Corys are schooling fish, so they are more comfortable with their own species. I've kept tanks with mulitple groups of different corys and they tend to hang in specific groups. In my 180, I had aneaus, metae, paleatus and panda, in groups of 5-10 of each. They'll swim in specific groups, mingle together to eat or investigate things and them split up again into their specific groups. Very cool behaviour and interesting to watch.
Overall, the behavior of different species is pretty similar, but as mentioned above, they tend to hang with others of their own species given the choice. If it were me, I'd get all the same species unless I was getting more than 10 or so. (Then I'd probably do half and half)
ive got 4 differet kinds in have in my planted tank they all get along well
emerald(3), peppered(5), false julii(1), swartzi(1)
the false julii and the swartzi are best buds.. always hanging out together. the roam the whole tank
the emeralds also stick together.. not all that active but they do have their 3 "spots"
the peppereds are under a year old and hang out with EVERYONE else in the tank (pleco, otos, congo tetras, swordtail,..... pbass) they are the most active but since they are still young i dont know if they will stay this way or not..
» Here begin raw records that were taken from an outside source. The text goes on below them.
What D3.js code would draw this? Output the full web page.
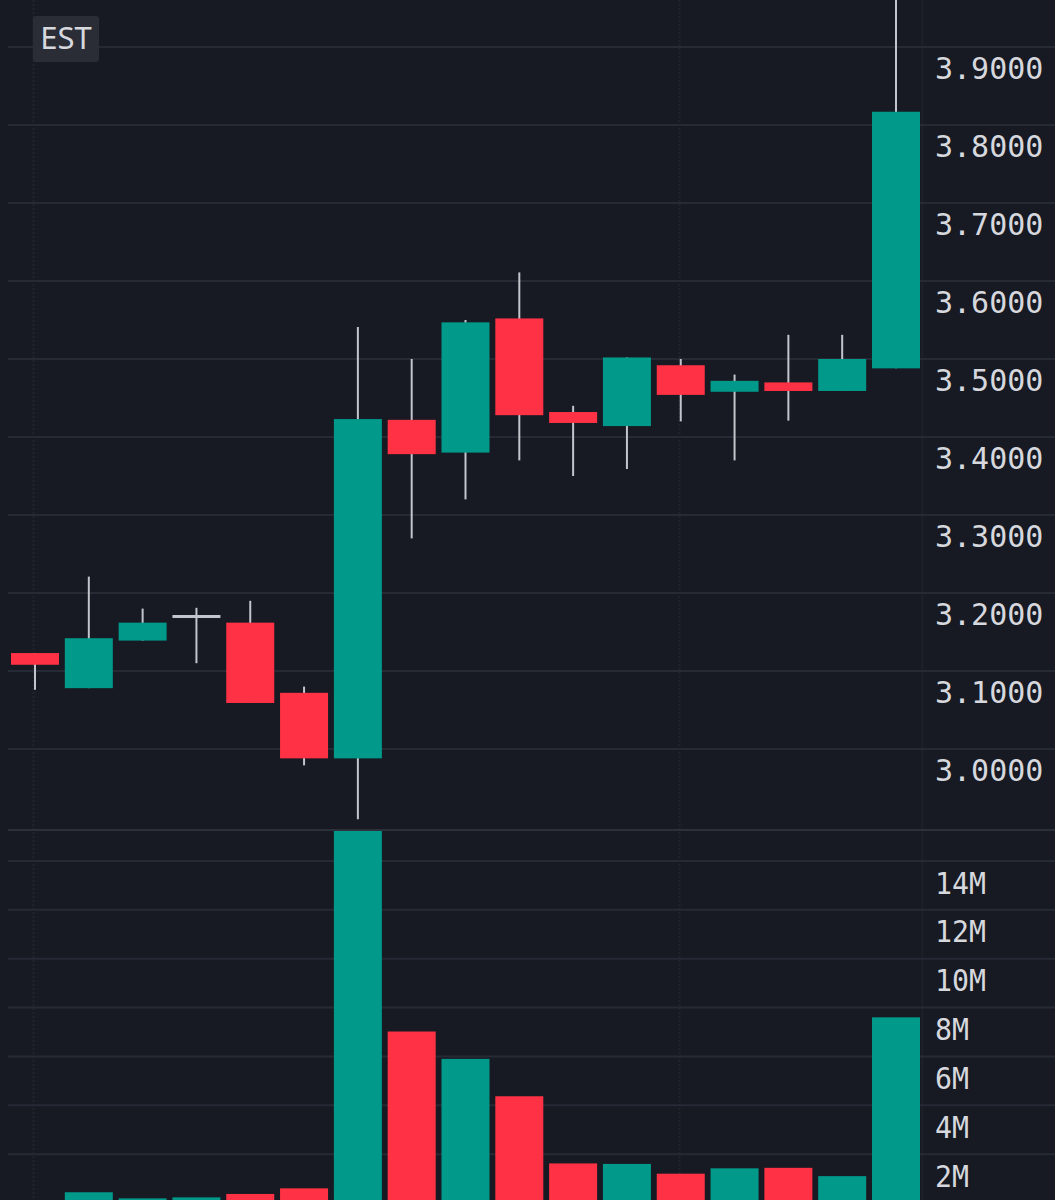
<!DOCTYPE html>
<html>
<head>
<meta charset="utf-8">
<script src="https://cdn.jsdelivr.net/npm/d3@7"></script>
<style>
  html, body { margin: 0; padding: 0; background: #171a23; }
  svg { display: block; }
</style>
</head>
<body>
<svg id="chart" width="1055" height="1200"></svg>
<script>
// ---- data ----
const opens  = [3.123, 3.078, 3.139, 3.170, 3.162, 3.072, 2.988, 3.422, 3.380, 3.552, 3.432, 3.414, 3.492, 3.458, 3.470, 3.459, 3.488];
const highs  = [3.123, 3.221, 3.180, 3.181, 3.190, 3.080, 3.541, 3.500, 3.550, 3.611, 3.440, 3.502, 3.500, 3.480, 3.531, 3.531, 3.985];
const lows   = [3.076, 3.078, 3.139, 3.110, 3.059, 2.979, 2.910, 3.270, 3.320, 3.370, 3.350, 3.359, 3.420, 3.370, 3.421, 3.459, 3.488];
const closes = [3.108, 3.142, 3.162, 3.170, 3.059, 2.988, 3.423, 3.378, 3.547, 3.428, 3.418, 3.502, 3.454, 3.472, 3.459, 3.500, 3.817];
const volumes = [0.05e6, 0.44e6, 0.19e6, 0.23e6, 0.37e6, 0.6e6, 15.4e6, 7.02e6, 5.9e6, 4.37e6, 1.62e6, 1.6e6, 1.2e6, 1.42e6, 1.44e6, 1.1e6, 7.6e6];
const priceTicks = [3.0, 3.1, 3.2, 3.3, 3.4, 3.5, 3.6, 3.7, 3.8, 3.9];
const volumeTicks = [2e6, 4e6, 6e6, 8e6, 10e6, 12e6, 14e6];
const timeGridIdx = [0, 12];
const zoneLabel = "EST";

// ---- style ----
const W = 1055, H = 1200;
const BG = "#171a23", GRID = "#262a35", UP = "#00998a", DOWN = "#ff3245", WICK = "#c3c5cc", TXT = "#d6d8de";
const plotRight = 922, paneSplit = 830;

const svg = d3.select("#chart");
svg.append("rect").attr("width", W).attr("height", H).attr("fill", BG);

const x = d3.scaleLinear().domain([0, opens.length - 1]).range([35, 896]);
const bodyW = 48;
const y = d3.scaleLinear().domain([3.0, 3.9]).range([749, 47]);
const yv = d3.scaleLinear().domain([0, 14e6]).range([1203, 861]);

const defs = svg.append("defs");
defs.append("clipPath").attr("id", "cp-price").append("rect")
  .attr("x", 0).attr("y", 0).attr("width", plotRight).attr("height", paneSplit);
defs.append("clipPath").attr("id", "cp-vol").append("rect")
  .attr("x", 0).attr("y", paneSplit + 1).attr("width", plotRight).attr("height", H - paneSplit);

// grid
const g = svg.append("g");
g.selectAll(".tg").data(timeGridIdx).join("line")
  .attr("x1", d => Math.round(x(d)) - 1.5).attr("x2", d => Math.round(x(d)) - 1.5)
  .attr("y1", 0).attr("y2", H)
  .attr("stroke", "#20242e").attr("stroke-width", 2).attr("stroke-dasharray", "2,2");
g.append("line").attr("x1", plotRight + 0.5).attr("x2", plotRight + 0.5).attr("y1", 0).attr("y2", H)
  .attr("stroke", "#1d2029").attr("stroke-width", 2);
g.selectAll(".pg").data(priceTicks).join("line")
  .attr("x1", 8).attr("x2", W).attr("y1", d => y(d)).attr("y2", d => y(d))
  .attr("stroke", GRID).attr("stroke-width", 2);
g.selectAll(".vg").data(volumeTicks).join("line")
  .attr("x1", 8).attr("x2", W).attr("y1", d => yv(d)).attr("y2", d => yv(d))
  .attr("stroke", GRID).attr("stroke-width", 2);
g.append("line").attr("x1", 8).attr("x2", W).attr("y1", paneSplit).attr("y2", paneSplit)
  .attr("stroke", "#2c303b").attr("stroke-width", 2);

// candles
const idx = d3.range(opens.length);
const pc = svg.append("g").attr("clip-path", "url(#cp-price)");
pc.selectAll(".wick").data(idx).join("line")
  .attr("x1", i => x(i)).attr("x2", i => x(i))
  .attr("y1", i => y(highs[i])).attr("y2", i => y(lows[i]))
  .attr("stroke", WICK).attr("stroke-width", 2);
pc.selectAll(".body").data(idx.filter(i => opens[i] !== closes[i])).join("rect")
  .attr("x", i => x(i) - bodyW / 2)
  .attr("y", i => y(Math.max(opens[i], closes[i])))
  .attr("width", bodyW)
  .attr("height", i => Math.max(2, Math.abs(y(opens[i]) - y(closes[i]))))
  .attr("fill", i => closes[i] > opens[i] ? UP : DOWN);
pc.selectAll(".doji").data(idx.filter(i => opens[i] === closes[i])).join("line")
  .attr("x1", i => x(i) - bodyW / 2).attr("x2", i => x(i) + bodyW / 2)
  .attr("y1", i => y(opens[i])).attr("y2", i => y(opens[i]))
  .attr("stroke", WICK).attr("stroke-width", 3);

// volume
const vc = svg.append("g").attr("clip-path", "url(#cp-vol)");
vc.selectAll(".vol").data(idx).join("rect")
  .attr("x", i => x(i) - bodyW / 2)
  .attr("y", i => yv(volumes[i]))
  .attr("width", bodyW)
  .attr("height", i => yv(0) - yv(volumes[i]))
  .attr("fill", i => closes[i] >= opens[i] ? UP : DOWN);

// axes labels
const axisFont = "'DejaVu Sans Mono', 'Liberation Mono', monospace";
const ap = d3.axisRight(y).tickValues(priceTicks).tickFormat(d3.format(".4f")).tickSize(0);
const apG = svg.append("g").attr("transform", `translate(935,0)`).call(ap);
apG.select(".domain").remove();
apG.selectAll("text").attr("x", 0).attr("dy", "31px").attr("fill", TXT)
  .attr("font-family", axisFont).attr("font-size", 30).attr("text-anchor", "start");

const av = d3.axisRight(yv).tickValues(volumeTicks).tickFormat(d => d / 1e6 + "M").tickSize(0);
const avG = svg.append("g").attr("transform", `translate(935,0)`).call(av);
avG.select(".domain").remove();
avG.selectAll("text").attr("x", 0).attr("dy", "32px").attr("fill", TXT)
  .attr("font-family", axisFont).attr("font-size", 30).attr("text-anchor", "start")
  .attr("textLength", d => String(d / 1e6).length * 17 + 17).attr("lengthAdjust", "spacingAndGlyphs");

// time zone badge
svg.append("rect").attr("x", 33).attr("y", 16).attr("width", 66).attr("height", 46).attr("rx", 3)
  .attr("fill", "#2a2d36");
svg.append("text").attr("x", 66).attr("y", 49).attr("text-anchor", "middle")
  .attr("font-family", "'Noto Sans', 'Open Sans', sans-serif").attr("font-size", 31)
  .attr("fill", TXT).text(zoneLabel);
</script>
</body>
</html>
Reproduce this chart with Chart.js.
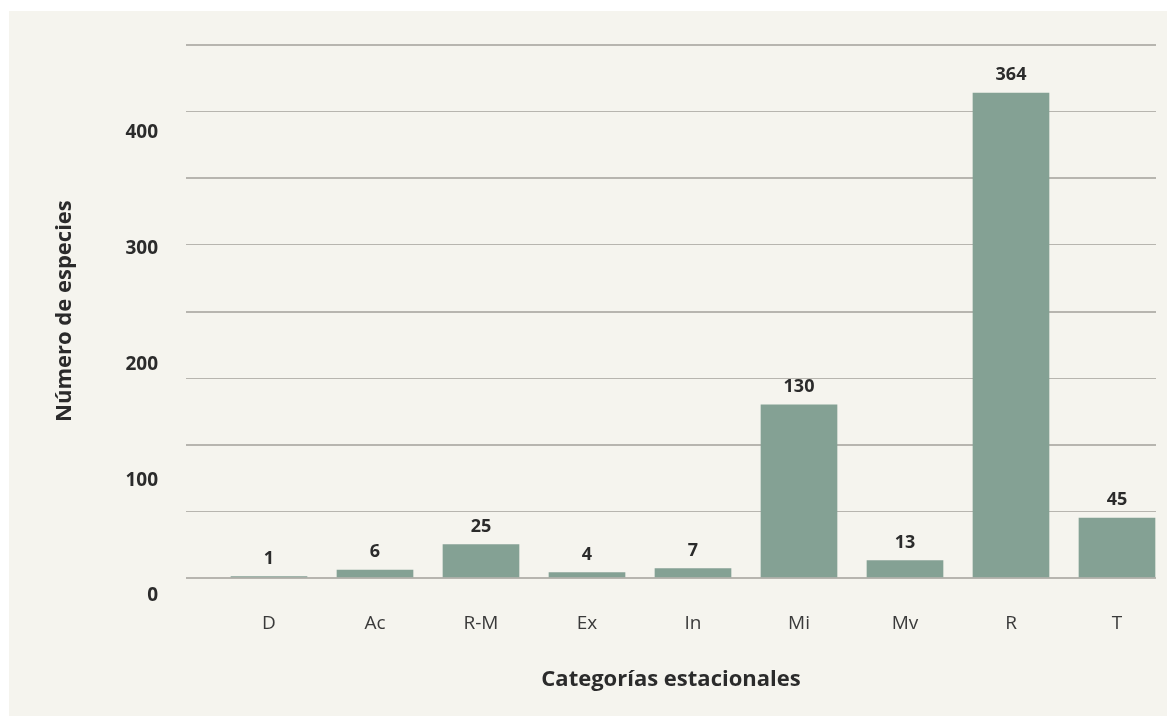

im more than aware that the pbass need out... so far no one can fit in their mouths.. though im sure ill start losing otos in a week or 2.. they have their own tank
The only ones I've personally kept are paleatus (peppered) but my next SA planted tank is going to have sterbai and probably panda if the tank is large enough for 2 species
I know this thread is a little old, but.
I got some diferent corys living together very fine, swimming and eating together like just one specie.
I got 2 albino (not sure about what species, but I guess aeneus), 1 aeneus, 2 barbatus, 1 schwartzy, 2 wild puntactus.
Corys do like the comany of others and all species will mix very well, ive always wanted a nice sized tank with a group of 20-25 fish cracking little cats, you could always add a few brochis.